Contrarian angle: the $9 million might be a warning, not a catalyst.
The rational take is: prediction market narrative is accelerating—election year tailwinds, retail demand—so any funding is bullish. I see the opposite. Pascal is entering a market where two players already dominate. Without a clear technical moat, $9 million buys you a seat, not a throne. Worse, the lack of technical detail suggests the product is either incomplete or not innovative. In 2021, I tested Yuga Labs’ liquidity pools and uncovered an oracle pricing flaw that created an arbitrage trap. That kind of subsurface risk is invisible when a project hides behind a press release.

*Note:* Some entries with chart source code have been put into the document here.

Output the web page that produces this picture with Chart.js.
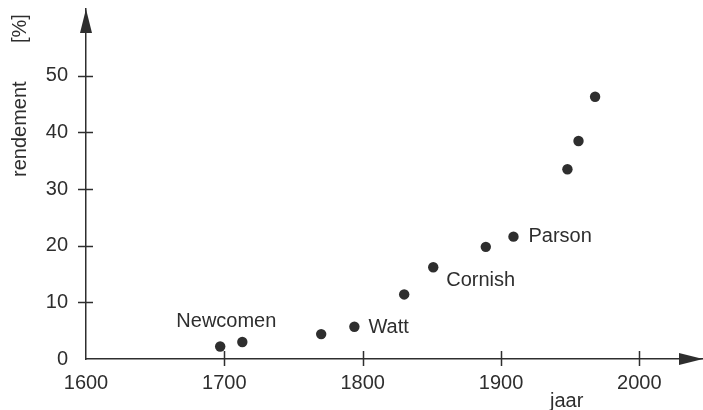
<!DOCTYPE html>
<html>
<head>
<meta charset="utf-8">
<script src="https://cdn.jsdelivr.net/npm/chart.js@4.4.0/dist/chart.umd.min.js"></script>
<style>
  html, body { margin: 0; padding: 0; background: #ffffff; }
  #wrap { width: 703px; height: 410px; position: relative; }
</style>
</head>
<body>
<div id="wrap"><canvas id="c" width="703" height="410"></canvas></div>
<script>
// ---- data ----
const years = [1697, 1713, 1770, 1794, 1830, 1851, 1889, 1909, 1948, 1956, 1968];
const efficiency = [2.2, 3.0, 4.4, 5.7, 11.4, 16.2, 19.8, 21.6, 33.5, 38.5, 46.3];
const xTickValues = [1600, 1700, 1800, 1900, 2000];
const yTickValues = [0, 10, 20, 30, 40, 50];
const labelTexts = ['Newcomen', 'Watt', 'Cornish', 'Parson'];
const labelPointIndex = [1, 3, 5, 7];
const xTitle = 'jaar';
const yTitle = 'rendement';
const yUnit = '[%]';

// ---- styles ----
const INK = '#2e2e2e';
const FONT = '"Liberation Sans", Arial, Helvetica, sans-serif';
const labelOffsets = [[-66, -15], [14, 6], [13, 19], [15, 5]]; // px offset of text (left, baseline)

const decor = {
  id: 'decor',
  afterDraw(chart) {
    const ctx = chart.ctx;
    const xs = chart.scales.x, ys = chart.scales.y;
    const area = chart.chartArea;
    const x0 = area.left, y0 = area.bottom;
    ctx.save();
    ctx.strokeStyle = INK;
    ctx.fillStyle = INK;
    ctx.lineWidth = 1.5;
    // tick marks crossing axes
    ctx.beginPath();
    yTickValues.forEach(v => {
      if (v === 0) return;
      const py = Math.round(ys.getPixelForValue(v)) + 0.5;
      ctx.moveTo(x0 - 8, py); ctx.lineTo(x0 + 7, py);
    });
    xTickValues.forEach(v => {
      if (v === xs.min) return;
      const px = Math.round(xs.getPixelForValue(v)) + 0.5;
      ctx.moveTo(px, y0 - 8); ctx.lineTo(px, y0 + 7);
    });
    ctx.stroke();
    // arrowheads
    ctx.beginPath();
    ctx.moveTo(x0, area.top);
    ctx.lineTo(x0 - 6, area.top + 24);
    ctx.lineTo(x0 + 6, area.top + 24);
    ctx.closePath();
    ctx.fill();
    ctx.beginPath();
    ctx.moveTo(area.right, y0);
    ctx.lineTo(area.right - 24, y0 - 6);
    ctx.lineTo(area.right - 24, y0 + 6);
    ctx.closePath();
    ctx.fill();
    // point labels
    ctx.font = '20px ' + FONT;
    ctx.textBaseline = 'alphabetic';
    ctx.textAlign = 'left';
    labelTexts.forEach((t, i) => {
      const k = labelPointIndex[i];
      const px = xs.getPixelForValue(years[k]);
      const py = ys.getPixelForValue(efficiency[k]);
      ctx.fillText(t, px + labelOffsets[i][0], py + labelOffsets[i][1]);
    });
    // x title
    ctx.fillText(xTitle, 550, 407);
    // y title (rotated)
    ctx.save();
    ctx.translate(26, 177);
    ctx.rotate(-Math.PI / 2);
    ctx.fillText(yTitle, 0, 0);
    ctx.restore();
    ctx.save();
    ctx.translate(26, 43);
    ctx.rotate(-Math.PI / 2);
    ctx.fillText(yUnit, 0, 0);
    ctx.restore();
    ctx.restore();
  }
};

new Chart(document.getElementById('c'), {
  type: 'scatter',
  data: {
    datasets: [{
      data: years.map((y, i) => ({ x: y, y: efficiency[i] })),
      backgroundColor: INK,
      borderWidth: 0,
      pointRadius: 5.2,
      pointHoverRadius: 5.2,
      clip: false
    }]
  },
  options: {
    responsive: false,
    animation: false,
    events: [],
    layout: { autoPadding: false, padding: { left: 0, right: 0, top: 9, bottom: 0 } },
    plugins: { legend: { display: false }, tooltip: { enabled: false } },
    scales: {
      x: {
        type: 'linear',
        min: 1600, max: 2046,
        grid: { display: false, drawTicks: false },
        border: { display: true, color: INK, width: 1.5 },
        afterBuildTicks: s => { s.ticks = xTickValues.map(v => ({ value: v })); },
        afterFit: s => { s.height = 51; s.paddingLeft = 0; s.paddingRight = 0; },
        ticks: { color: INK, font: { family: FONT, size: 20 }, padding: 12, maxRotation: 0, autoSkip: false,
                 callback: v => String(v) }
      },
      y: {
        type: 'linear',
        min: 0, max: 61.8,
        grid: { display: false, drawTicks: false },
        border: { display: true, color: INK, width: 1.5 },
        afterBuildTicks: s => { s.ticks = yTickValues.map(v => ({ value: v })); },
        afterFit: s => { s.width = 86; s.paddingTop = 0; s.paddingBottom = 0; },
        ticks: { color: INK, font: { family: FONT, size: 20 }, padding: 18, autoSkip: false,
                 callback: v => String(v) }
      }
    }
  },
  plugins: [decor]
});
</script>
</body>
</html>
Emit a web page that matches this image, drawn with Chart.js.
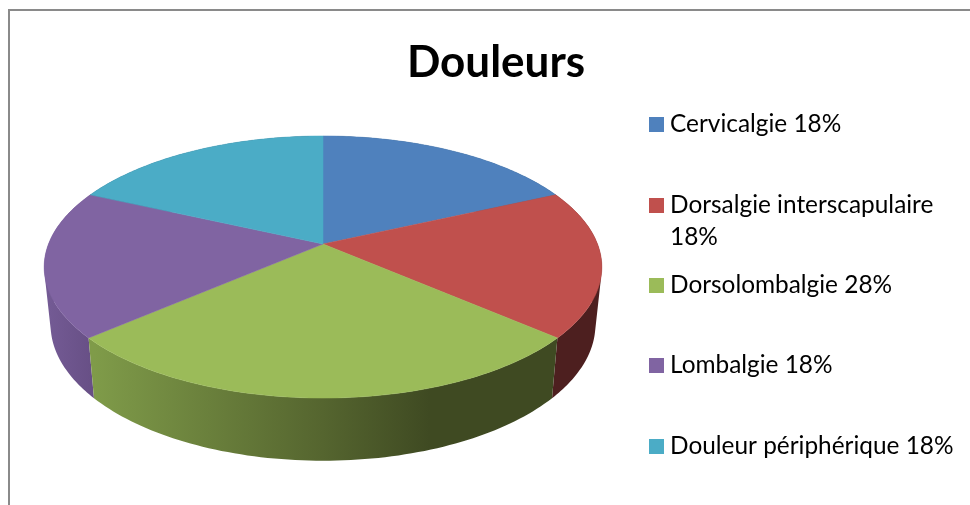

Another possibility: Pascal is building a centralized platform with a veneer of blockchain—using a private ledger or a permissioned chain. That would satisfy some institutional clients but alienate crypto-native users. And if they launch without a token, they bypass the speculative community. That’s smart, but it also means zero organic marketing. They’ll need to spend heavily on sales. $9 million is small relative to enterprise acquisition costs.
Takeaway: watch for the testnet, not the funding.
I’ve taught myself one rule across 2017 ICOs, 2020 DeFi raids, and 2022 Luna collapse response: funding rounds don’t build protocols. Code does. Pascal will only matter when it releases a public testnet with audited smart contracts. Until then, this is noise. Lock in your position by monitoring two signals: (1) any on-chain deployment on a non-custodial chain, and (2) any regulatory filing with the CFTC. Everything else is alpha decay.

Governance isn’t a meeting; it’s a raid. Pascal’s team hasn’t shown up to the battlefield. Speed eats strategy for breakfast, but strategy without code is just an empty wallet. The market just handed them $9 million. Let’s see if they build something real—or if this becomes another 2017 ghost.